Where can I make my own clothes?
October 4, 2005 12:15 AM   Subscribe

I want to make my own clothing. I want to upload a design to a website, and get a shirt/sweater/jacket/whatever. The two sites I know are cafepress and spreadshirt. Does anyone have any experience with this? I'd like it to be fairly inexpensive or at least have the quality be equivalent to cost. What other sites are there besides cafepress and spreadshirt? Is it worth it?
posted by petah to Clothing, Beauty, & Fashion (9 answers total) 2 users marked this as a favorite
 
Neighborhoodies.com has good stuff, great quality, friendly staff, and not too expensive. Also they'll put whatever you damn well please on your clothes.
posted by anarcation at 12:17 AM on October 4, 2005


Zazzle.
posted by Gyan at 12:49 AM on October 4, 2005


If you're looking for high-quality sceenprinted shirts, One Off is worth a look.
posted by cali at 12:50 AM on October 4, 2005


Second Neighborhoodies. They really will put absolutely anything on your shirt, as long as you ask for it (and can pay). Also, their t-shirts are really good quality - good thickness, lovely cotton, great necklines. Can't recommend them highly enough.
posted by pollystark at 2:23 AM on October 4, 2005


I've had mixed results with 99dogs, but they can do a lot of stuff Cafepress can't (e.g. print on dark shirts).

If you are explicit in the comment section of your order, I've found that they are pretty good.
posted by etc. at 7:00 AM on October 4, 2005


I'm going to second cali's recommendation for Oneoff Clothing. They do an outstanding job and it only costs a bit more per shirt than CafePress.
posted by boogah at 8:38 AM on October 4, 2005


How complicated are the designs we're talking about? You could always look into things like Gocco printers or easy screenprinting, if you're so inclined.
posted by Vervain at 11:07 AM on October 4, 2005


Silkscreening things yourself isn't all that cost- [or time-] effective. It's a lot of fun, and if you're interested in it for the art, it's a great thing to do, but if petah wants to make many shirts, wants to make shirts with designs that have multiple colors [which'll need to be carefully aligned], or wants to make designs on dark shirts [which'll need a layer of white printed underneath to make the colors visible], it can be a pretty huge enterprise.

Furthermore, the things Vervain links to don't look like good ways to go about making shirts at home.
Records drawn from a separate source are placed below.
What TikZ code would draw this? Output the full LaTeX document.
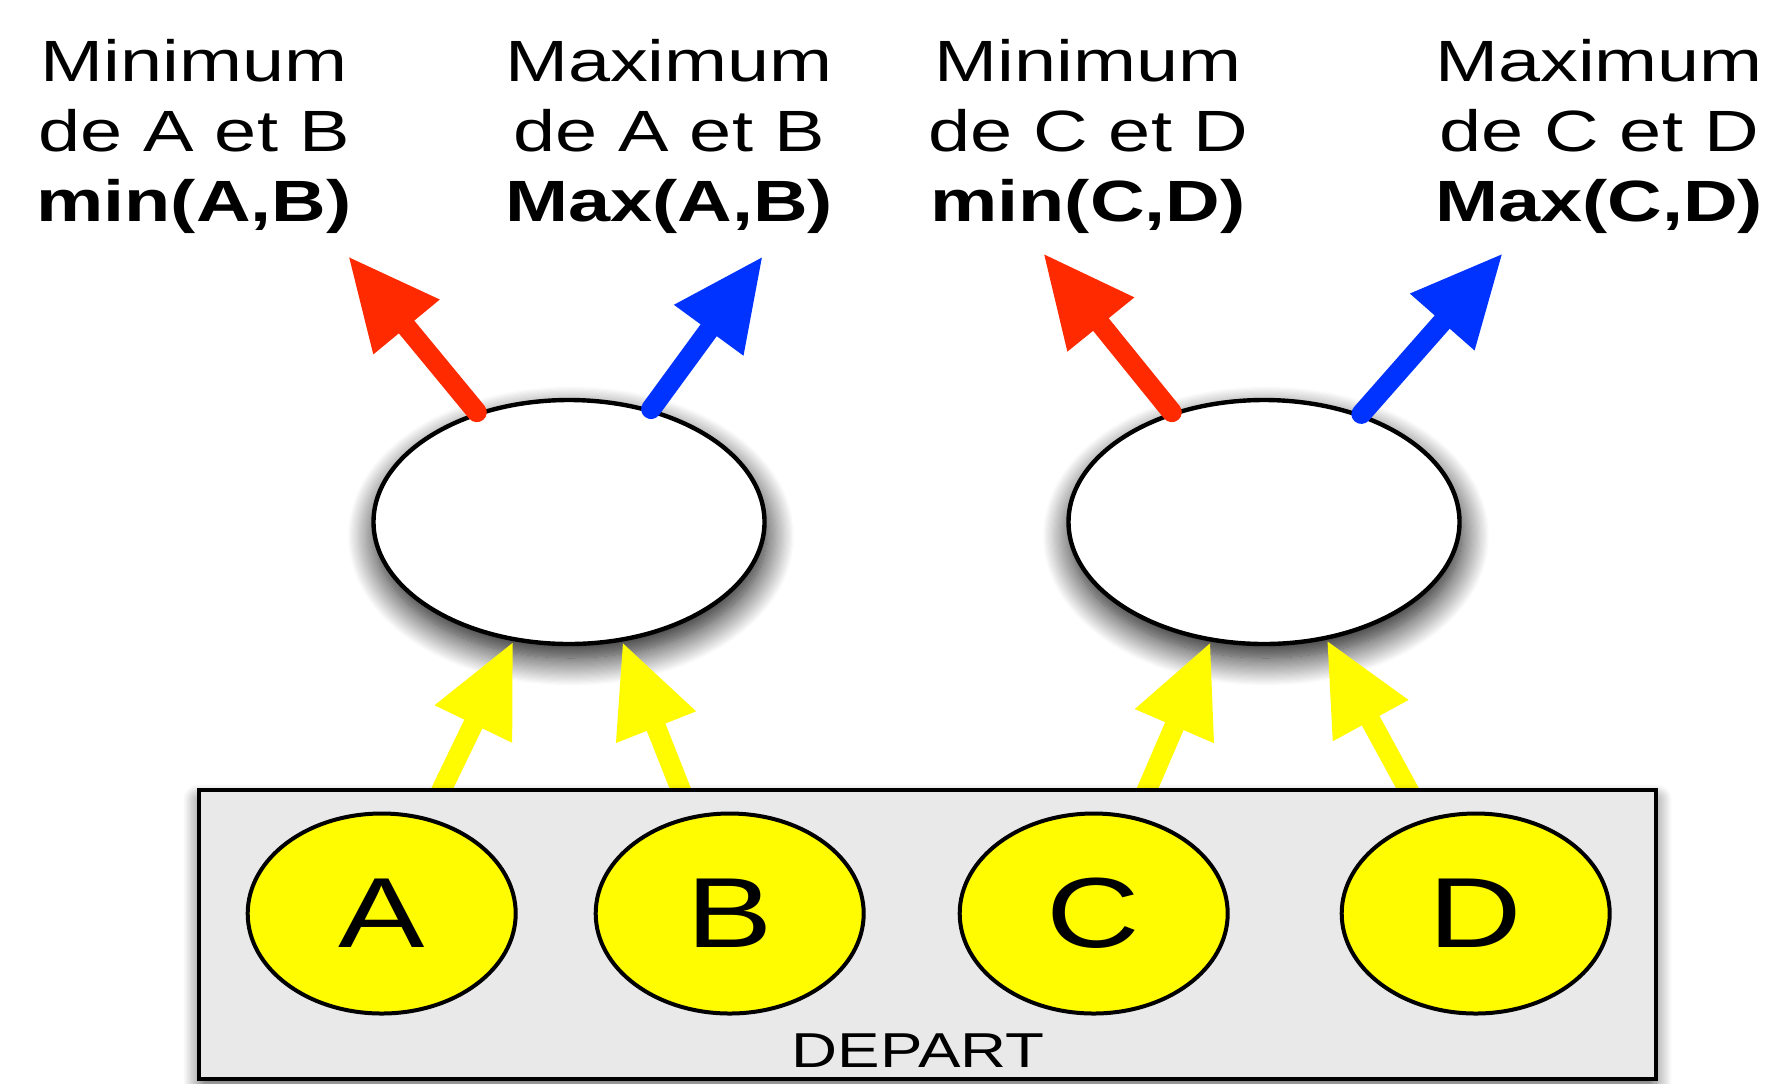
\documentclass[tikz,border=0pt]{standalone}
\usepackage{fontspec}
\setmainfont{Liberation Sans}[FakeStretch=1.3]
\usepackage{tikz}
\usetikzlibrary{arrows.meta,shapes,backgrounds,positioning,shadows.blur}

\definecolor{minred}{RGB}{255,42,0}
\definecolor{maxblue}{RGB}{0,51,255}
\definecolor{tokyellow}{RGB}{255,251,0}
\definecolor{boxgray}{RGB}{233,233,233}

\begin{document}
\begin{tikzpicture}[x=0.5pt,y=-0.5pt,>={Triangle[length=46pt,width=40pt]},
    comparator/.style={ellipse,draw,line width=2.2pt,fill=white,minimum width=195.5pt,minimum height=122pt,
      blur shadow={shadow xshift=1pt,shadow yshift=-7pt,shadow blur radius=14pt,shadow blur steps=25,shadow opacity=95}},
    token/.style={ellipse,draw,line width=2pt,fill=tokyellow,minimum width=134pt,minimum height=100pt,
      inner sep=0pt,font=\fontsize{49.8}{60}\selectfont},
    depart/.style={rectangle,draw,line width=2.2pt,fill=boxgray,minimum width=728.5pt,minimum height=144.5pt,
      inner sep=0pt,blur shadow={shadow xshift=0pt,shadow yshift=-5pt,shadow blur radius=8pt,shadow blur steps=20,shadow opacity=60}},
    heading/.style={align=center,anchor=base,font=\fontsize{29.1}{35}\selectfont},
    feed/.style={->,tokyellow,line width=10pt},
    lowout/.style={->,minred,line width=10pt,line cap=round},
    highout/.style={->,maxblue,line width=10pt,line cap=round}]
      \useasboundingbox (0,0) rectangle (1776,1083);

      \node[heading] (minab) at (194,221.7) {Minimum\\de A et B\\\textbf{min(A,B)}};
      \node[heading] (maxab) at (669,221.7) {Maximum\\de A et B\\\textbf{Max(A,B)}};
      \node[heading] (mincd) at (1088,221.7) {Minimum\\de C et D\\\textbf{min(C,D)}};
      \node[heading] (maxcd) at (1599,221.7) {Maximum\\de C et D\\\textbf{Max(C,D)}};

      \coordinate (tipminab) at (348,256);
      \coordinate (tipmaxab) at (763,256);
      \coordinate (tipmincd) at (1043,253);
      \coordinate (tipmaxcd) at (1503,253);

      \node[depart] (start) at (927.5,934.5) {};
      \node[token] (a) at (381.7,913.5) {A};
      \node[token] (b) [right=38pt of a] {B};
      \node[token] (c) [right=46pt of b] {C};
      \node[token] (d) [right=55pt of c] {D};
      \node[anchor=base,font=\fontsize{24.5}{30}\selectfont] (departlbl) at (918,1067) {DEPART};

      \begin{scope}[on background layer]
      \node[comparator] (cmp1) at (569,522) {};
      \node[comparator] (cmp2) at (1264,522) {};

      \path (cmp1.130) edge [lowout] (tipminab);
      \path (cmp1.54) edge [highout] (tipmaxab);
      \path (cmp2.130) edge [lowout] (tipmincd);
      \path (cmp2.48) edge [highout] (tipmaxcd);

      \path (a) edge [feed] (cmp1.245);
      \path (b) edge [feed] (cmp1.294);
      \path (c) edge [feed] (cmp2.246);
      \path (d) edge [feed] (cmp2.298);
      \end{scope}
    \end{tikzpicture}
\end{document}
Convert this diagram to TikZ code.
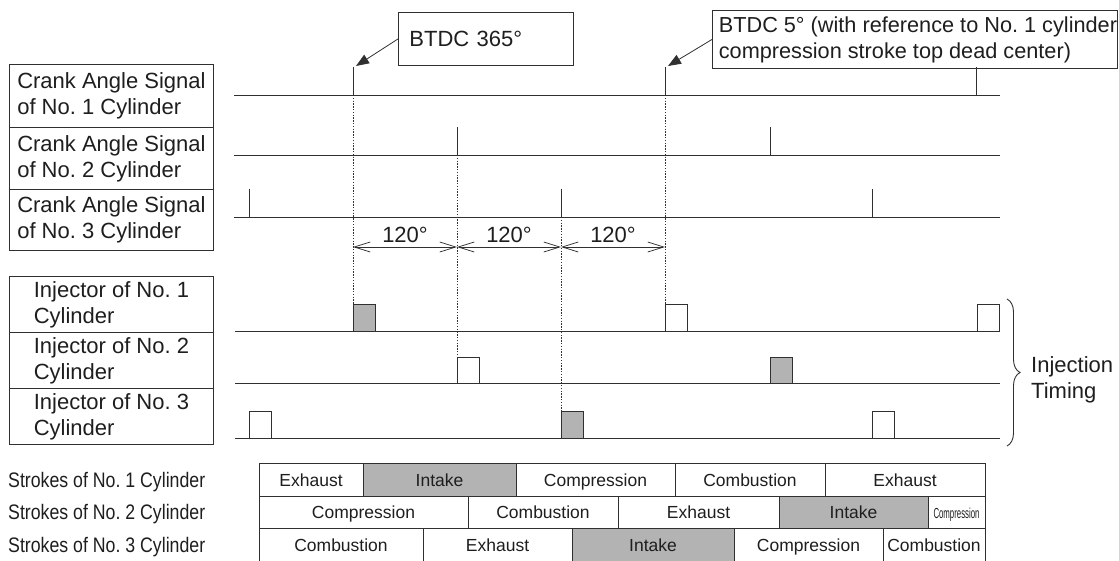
\documentclass[tikz,border=0pt]{standalone}
\usepackage{fontspec}
\usepackage{graphicx}
\setmainfont{Liberation Sans}
\usetikzlibrary{arrows.meta,decorations.pathreplacing}
\definecolor{ink}{HTML}{1E1E1E}
\definecolor{wire}{HTML}{303030}
\definecolor{shade}{HTML}{B3B3B3}
\frenchspacing
% narrow "Compression" squeezed into the short last cell of row 2
\newcommand\smallcomp{\resizebox{46pt}{\height}{\fontsize{14.5}{14.5}\selectfont Compression}}
% condensed row captions of the stroke table
\newcommand\strokelabel[1]{\resizebox{197pt}{\height}{\fontsize{21}{21}\selectfont Strokes of No. #1 Cylinder}}

\begin{document}
\begin{tikzpicture}[x=1pt,y=-1pt,
  every node/.style={text=ink},
  font=\fontsize{22}{26}\selectfont,
  lblbox/.style={draw=wire, line width=0.9pt, minimum width=204pt, align=left, inner sep=0pt, anchor=north west},
  notebox/.style={draw=wire, line width=0.9pt, anchor=north west, inner sep=0pt},
  sig/.style={draw=wire, line width=1pt},
  tickmark/.style={draw=wire, line width=0.9pt},
  guide/.style={draw=wire, line width=0.9pt, dash pattern=on 1.4pt off 1.4pt},
  pulse/.style={draw=wire, line width=1pt, fill=white},
  pulseon/.style={pulse, fill=shade},
  dimline/.style={draw=wire, line width=0.75pt, {Straight Barb[length=16pt,width=10pt]}-{Straight Barb[length=16pt,width=10pt]}},
  leader/.style={draw=wire, line width=0.8pt, -{Triangle[length=13pt,width=10pt]}},
  cell/.style={draw=wire, line width=0.9pt, inner sep=0pt, text height=14pt, text depth=1pt, font=\fontsize{17.5}{20}\selectfont}]
\useasboundingbox (0,0) rectangle (1119,560);

% ---- signal captions ----
\node[lblbox, minimum height=63pt] (crank1) at (9,64) {Crank Angle Signal\\of No. 1 Cylinder};
\node[lblbox, minimum height=62pt] (crank2) at (9,127) {Crank Angle Signal\\of No. 2 Cylinder};
\node[lblbox, minimum height=61pt] (crank3) at (9,189) {Crank Angle Signal\\of No. 3 Cylinder};
\node[lblbox, minimum height=56pt] (inj1) at (9,276) {Injector of No. 1\\Cylinder};
\node[lblbox, minimum height=56pt] (inj2) at (9,332) {Injector of No. 2\\Cylinder};
\node[lblbox, minimum height=56pt] (inj3) at (9,388) {Injector of No. 3\\Cylinder};

% ---- base lines ----
\foreach \y [count=\i] in {95,155,217} {
  \coordinate (cs\i) at (234,\y); \coordinate (ce\i) at (1000,\y);
  \draw[sig] (cs\i) -- (ce\i);
}
\foreach \y [count=\i] in {331,383,438} {
  \coordinate (is\i) at (235,\y); \coordinate (ie\i) at (1000,\y);
  \draw[sig] (is\i) -- (ie\i);
}

% ---- crank angle pulses ----
\foreach \x in {353,665,976} \draw[tickmark] (\x,95) -- (\x,67);
\foreach \x in {457,770} \draw[tickmark] (\x,155) -- (\x,127);
\foreach \x in {249,561,872} \draw[tickmark] (\x,217) -- (\x,189);

% ---- dotted guides ----
\draw[guide] (353,95) -- (353,304);
\draw[guide] (457,155) -- (457,356);
\draw[guide] (561,217) -- (561,411);
\draw[guide] (665,95) -- (665,304);

% ---- 120 degree spacing ----
\coordinate (d0) at (353,247);
\coordinate (d1) at (457,247);
\coordinate (d2) at (561,247);
\coordinate (d3) at (665,247);
\draw[dimline] (d0) -- (d1);
\draw[dimline] (d1) -- (d2);
\draw[dimline] (d2) -- (d3);
\node[anchor=base, inner sep=0pt] (ang1) at (405,242) {120°};
\node[anchor=base, inner sep=0pt] (ang2) at (509,242) {120°};
\node[anchor=base, inner sep=0pt] (ang3) at (613,242) {120°};

% ---- injection pulses ----
\draw[pulseon] (353,331) rectangle ++(22,-27);
\draw[pulse]   (665,331) rectangle ++(22,-27);
\draw[pulse]   (977,331) rectangle ++(22,-27);
\draw[pulse]   (457,383) rectangle ++(22,-26);
\draw[pulseon] (770,383) rectangle ++(22,-26);
\draw[pulse]   (249,438) rectangle ++(22,-27);
\draw[pulseon] (561,438) rectangle ++(22,-27);
\draw[pulse]   (872,438) rectangle ++(22,-27);

% ---- callouts ----
\node[notebox, minimum width=175pt, minimum height=53pt, text width=153pt, inner xsep=11pt, align=left] (btdc365) at (398,12) {BTDC 365°};
\node[notebox, minimum width=405pt, minimum height=58pt, align=left, font=\fontsize{21.7}{26}\selectfont] (btdc5) at (712,10) {\hspace*{6pt}BTDC 5° (with reference to No. 1 cylinder\\\hspace*{6pt}compression stroke top dead center)};
\coordinate (tip365) at (356,66);
\coordinate (tip5) at (668,66);
\draw[leader] (btdc365.west) -- (tip365);
\draw[leader] (btdc5.west) -- (tip5);

% ---- injection timing brace ----
\coordinate (brtop) at (1007,299);
\coordinate (brbot) at (1007,446);
\draw[draw=wire, line width=0.9pt, decorate, decoration={brace, amplitude=13pt}] (brtop) -- (brbot);
\node[anchor=west, align=left, inner sep=0pt] (injtiming) at (1031,380) {Injection\\Timing};

% ---- stroke table ----
\node[anchor=base west, inner sep=0pt] (stk1) at (8,487) {\strokelabel{1}};
\node[anchor=base west, inner sep=0pt] (stk2) at (8,519) {\strokelabel{2}};
\node[anchor=base west, inner sep=0pt] (stk3) at (8,552) {\strokelabel{3}};

\foreach \xa/\xb/\txt/\fc [count=\i] in {259/363/Exhaust/white, 363/516/Intake/shade, 516/675/Compression/white, 675/825/Combustion/white, 825/985/Exhaust/white}
  \node[cell, fill=\fc, minimum width={\xb-\xa}, minimum height=33pt] (ra\i) at ({(\xa+\xb)/2},479.5) {\txt};
\foreach \xa/\xb/\txt/\fc [count=\i] in {259/468/Compression/white, 468/618/Combustion/white, 618/779/Exhaust/white, 779/928/Intake/shade, 928/985/\smallcomp/white}
  \node[cell, fill=\fc, minimum width={\xb-\xa}, minimum height=32pt] (rb\i) at ({(\xa+\xb)/2},512) {\txt};
\foreach \xa/\xb/\txt/\fc [count=\i] in {259/423/Combustion/white, 423/572/Exhaust/white, 572/734/Intake/shade, 734/883/Compression/white, 883/985/Combustion/white}
  \node[cell, fill=\fc, minimum width={\xb-\xa}, minimum height=33pt] (rc\i) at ({(\xa+\xb)/2},544.5) {\txt};
\end{tikzpicture}
\end{document}
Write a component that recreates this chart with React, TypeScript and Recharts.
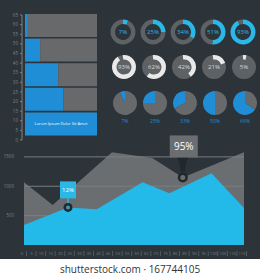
import React from "react";
import {
    BarChart,
    Bar,
    XAxis,
    YAxis,
    LineChart,
    Line,
    PieChart,
    Pie,
    Cell,
    LabelList,
    ComposedChart,
    Area,
    CartesianGrid,
    ReferenceDot,
} from "recharts";

const BG = "#2c343a";
const GRAY = "#68696b";
const BAR_BLUE = "#1f8ed6";
const RING_BLUE = "#29b8e8";
const AREA_BLUE = "#23b9e8";
const AXIS = "#8a9095";

// horizontal bars
const barRows = ["a", "b", "c", "d", "e"];
const barBlue = [4, 21, 46, 53, 100];
const barRest = [96, 79, 54, 47, 0];
const barLabels = ["", "", "", "", "Lorem Ipsum Dolor Sit Amet"];
const barTicks = [0, 5, 10, 15, 20, 25, 30, 35, 40, 45, 50, 55, 60, 65];

// rings and pies
const blueRing = [7, 25, 34, 51, 93];
const whiteRing = [93, 62, 42, 21, 5];
const pieShares = [7, 25, 33, 50, 66];

// area chart
const blueX = [0, 23, 38, 62, 76, 98, 115];
const blueY = [340, 640, 610, 1070, 880, 1220, 630];
const grayX = [0, 15, 46, 67, 83, 115];
const grayY = [1070, 680, 1580, 1480, 1150, 1580];
const areaYTicks = [500, 1000, 1500];
const areaXTicks = [0, 5, 10, 15, 20, 25, 30, 35, 40, 45, 50, 55, 60, 65, 70, 75, 80, 85, 90, 95, 100, 105, 110, 115];
const markerX = [23, 83];
const markerY = [640, 1150];
const markerLabels = ["12%", "95%"];

const barData = barRows.map((name, i) => ({
    name,
    blue: barBlue[i],
    rest: barRest[i],
    label: barLabels[i],
}));

const tickData = barTicks.map((v, i) => ({ i, v }));

const xs = Array.from(new Set([...blueX, ...grayX])).sort((a, b) => a - b);
const areaData = xs.map((x) => {
    const bi = blueX.indexOf(x);
    const gi = grayX.indexOf(x);
    return {
        x,
        blue: bi >= 0 ? blueY[bi] : null,
        gray: gi >= 0 ? grayY[gi] : null,
    };
});

function SmallPin(props: any) {
    const { cx, cy } = props;
    return (
        <g>
            <line x1={cx} x2={cx} y1={cy - 9} y2={cy - 4} stroke="#2ab9e6" strokeWidth={1.5} />
            <rect x={cx - 8} y={cy - 26} width={16} height={17} fill="#2ab9e6" />
            <text x={cx} y={cy - 15.5} textAnchor="middle" fontSize={6} fill="#ffffff">
                {markerLabels[0]}
            </text>
            <circle cx={cx} cy={cy} r={4.5} fill="#1d2a31" />
            <circle cx={cx} cy={cy} r={2} fill="#4b93aa" />
        </g>
    );
}

function BigPin(props: any) {
    const { cx, cy } = props;
    return (
        <g>
            <path
                d={`M${cx - 6},${cy - 20} L${cx + 6},${cy - 20} Q${cx + 2},${cy - 14} ${cx + 2.5},${cy - 6} L${cx - 2.5},${cy - 6} Q${cx - 2},${cy - 14} ${cx - 6},${cy - 20} Z`}
                fill="#20282d"
            />
            <rect x={cx - 13} y={cy - 42} width={28} height={22} fill="#6b6e71" />
            <text x={cx + 1} y={cy - 27.5} textAnchor="middle" fontSize={10} fill="#ffffff">
                {markerLabels[1]}
            </text>
            <circle cx={cx} cy={cy} r={5} fill="#20282d" />
            <circle cx={cx} cy={cy} r={2.5} fill="#6b6e71" />
        </g>
    );
}

function XTick(props: any) {
    const { x, y, payload } = props;
    return (
        <g>
            <text x={x - 2} y={y + 4} textAnchor="middle" fontSize={4} fill="#7a8085">
                {payload.value}
            </text>
            <line x1={x + 2.5} x2={x + 2.5} y1={y} y2={y + 5} stroke="#6d7378" strokeWidth={0.6} />
        </g>
    );
}

// label drawn once per pie, at its centre or below it
const centerLabel = (text: string, color: string) => (props: any) =>
    props.index === 0 ? (
        <text x={props.cx} y={props.cy + 2} textAnchor="middle" fontSize={6} fill={color}>
            {text}
        </text>
    ) : (
        <g />
    );

const belowLabel = (text: string) => (props: any) =>
    props.index === 0 ? (
        <text x={props.cx} y={props.cy + props.outerRadius + 8} textAnchor="middle" fontSize={5} fill={BAR_BLUE}>
            {text}
        </text>
    ) : (
        <g />
    );

function BarText(props: any) {
    const { x, y, width, height, value } = props;
    if (!value) return null;
    return (
        <text x={x + width / 2} y={y + height / 2 + 1.5} textAnchor="middle" fontSize={4} fill="#ffffff">
            {value}
        </text>
    );
}

export default function App() {
    return (
        <div
            style={{
                position: "absolute",
                left: 0,
                top: 0,
                width: 260,
                height: 280,
                background: BG,
                fontFamily: "'Open Sans', sans-serif",
                overflow: "hidden",
            }}
        >
            {/* bar tick axis */}
            <div style={{ position: "absolute", left: 0, top: 10 }}>
                <LineChart width={24} height={135} data={tickData} margin={{ top: 5, right: 0, bottom: 5, left: 0 }}>
                    <XAxis dataKey="i" hide />
                    <YAxis
                        type="number"
                        domain={[0, 65]}
                        ticks={barTicks}
                        width={22}
                        interval={0}
                        stroke="#7a8085"
                        tickSize={2}
                        tickMargin={2}
                        tick={{ fontSize: 4.5, fill: "#7a8085" }}
                    />
                    <Line dataKey="v" stroke="none" dot={false} isAnimationActive={false} />
                </LineChart>
            </div>

            {/* horizontal bars */}
            <div style={{ position: "absolute", left: 25, top: 13 }}>
                <BarChart
                    width={72}
                    height={123}
                    data={barData}
                    layout="vertical"
                    barCategoryGap={1}
                    margin={{ top: 0, right: 0, bottom: 0, left: 0 }}
                >
                    <XAxis type="number" domain={[0, 100]} hide />
                    <YAxis type="category" dataKey="name" hide />
                    <Bar dataKey="blue" stackId="s" fill={BAR_BLUE} isAnimationActive={false}>
                        <LabelList dataKey="label" content={<BarText />} />
                    </Bar>
                    <Bar dataKey="rest" stackId="s" fill={GRAY} isAnimationActive={false} />
                </BarChart>
            </div>

            {/* rings and pies */}
            <div style={{ position: "absolute", left: 95, top: 0 }}>
                <PieChart width={165} height={125}>
                    {blueRing.map((p, i) => (
                        <Pie
                            key={"r" + i}
                            data={[{ v: p }, { v: 100 - p }]}
                            dataKey="v"
                            cx={23 + i * 30}
                            cy={27}
                            innerRadius={8}
                            outerRadius={12.5}
                            startAngle={90}
                            endAngle={-270}
                            stroke="none"
                            label={centerLabel(p + "%", RING_BLUE)}
                            labelLine={false}
                            isAnimationActive={false}
                        >
                            <Cell fill={RING_BLUE} />
                            <Cell fill="#5f6265" />
                        </Pie>
                    ))}
                    {whiteRing.map((p, i) => (
                        <Pie
                            key={"wb" + i}
                            data={[{ v: 1 }]}
                            dataKey="v"
                            cx={24 + i * 30}
                            cy={62}
                            innerRadius={0}
                            outerRadius={12}
                            stroke="none"
                            fill="#5f6265"
                            isAnimationActive={false}
                        />
                    ))}
                    {whiteRing.map((p, i) => (
                        <Pie
                            key={"w" + i}
                            data={[{ v: p }, { v: 100 - p }]}
                            dataKey="v"
                            cx={24 + i * 30}
                            cy={62}
                            innerRadius={7.5}
                            outerRadius={12}
                            startAngle={96}
                            endAngle={-264}
                            stroke="none"
                            label={centerLabel(p + "%", "#d8d8d8")}
                            labelLine={false}
                            isAnimationActive={false}
                        >
                            <Cell fill="#e9e9e9" />
                            <Cell fill="transparent" />
                        </Pie>
                    ))}
                    {pieShares.map((p, i) => (
                        <Pie
                            key={"p" + i}
                            data={[{ v: p }, { v: 100 - p }]}
                            dataKey="v"
                            cx={25 + i * 30}
                            cy={98}
                            innerRadius={0}
                            outerRadius={12}
                            startAngle={90}
                            endAngle={450}
                            stroke="none"
                            label={belowLabel(p + "%")}
                            labelLine={false}
                            isAnimationActive={false}
                        >
                            <Cell fill={BAR_BLUE} />
                            <Cell fill={GRAY} />
                        </Pie>
                    ))}
                </PieChart>
            </div>

            {/* area chart */}
            <div style={{ position: "absolute", left: 0, top: 128 }}>
                <ComposedChart
                    width={260}
                    height={132}
                    data={areaData}
                    margin={{ top: 23, right: 16, bottom: 0, left: 0 }}
                >
                    <CartesianGrid
                        vertical={false}
                        horizontalValues={areaYTicks}
                        stroke={AXIS}
                        strokeWidth={0.8}
                    />
                    <XAxis
                        type="number"
                        dataKey="x"
                        domain={[0, 115]}
                        ticks={areaXTicks}
                        interval={0}
                        height={15}
                        axisLine={false}
                        tickLine={false}
                        tickMargin={0}
                        tick={<XTick />}
                    />
                    <YAxis
                        type="number"
                        domain={[0, 1600]}
                        ticks={areaYTicks}
                        width={24}
                        axisLine={false}
                        tickLine={false}
                        tickMargin={4}
                        tick={{ fontSize: 4.5, fill: "#7a8085" }}
                    />
                    <Area
                        type="linear"
                        dataKey="gray"
                        connectNulls
                        stroke="none"
                        fill="#7a7d80"
                        fillOpacity={0.8}
                        isAnimationActive={false}
                    />
                    <Area
                        type="linear"
                        dataKey="blue"
                        connectNulls
                        stroke="none"
                        fill={AREA_BLUE}
                        fillOpacity={1}
                        isAnimationActive={false}
                    />
                    <ReferenceDot x={markerX[0]} y={markerY[0]} r={4} shape={(p: any) => <SmallPin {...p} />} />
                    <ReferenceDot x={markerX[1]} y={markerY[1]} r={5} shape={(p: any) => <BigPin {...p} />} />
                </ComposedChart>
            </div>

            {/* footer strip */}
            <div
                style={{
                    position: "absolute",
                    left: 0,
                    top: 259,
                    width: 260,
                    height: 21,
                    background: "#ffffff",
                    color: "#333333",
                    fontSize: 10,
                    lineHeight: "21px",
                    textAlign: "center",
                }}
            >
                shutterstock.com · 167744105
            </div>
        </div>
    );
}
At least based on the website, the dimensions for the silkscreen Gocco gadget are still smaller than many T-shirt designs, and it looks like it's not very well set-up for doing shirts. You'll still have to ink every single shirt yourself, too. [Couldn't find a cost, but I'm sure it's way more than either home silkscreening stuff or buying stuff online.] The home screenprinting process described on the second link looks rather painful - trace the image by hand, paint around it with glue, etc? You'll get better results with even the cheapest photoemulsion kit, and using a squeegee to get the ink on will give you a much more even look, way closer to professional. Use a big rectangular screen with hinges, and you can do more complex multi-color things and register everything better. As long as you don't let ink dry on the screen, you can reuse the screen for a bunch of other posters or fabric pieces before having to replace the fabric. You will have to fork over a bunch of money to get this sort of stuff set up, though, and it will take a bunch of experimenting before things look right. Unless you're interested in silkscreening in its own right, buying at the sites above is gonna be easier and cheaper.
posted by ubersturm at 1:41 PM on October 4, 2005


The designs will vary in complication, I was thinking designs with 1-2 colors that I would upload in psd/jpg format.

And for the most part I would print 1-3 tops.

Thanks for the recommendations so far, any others that I should try out?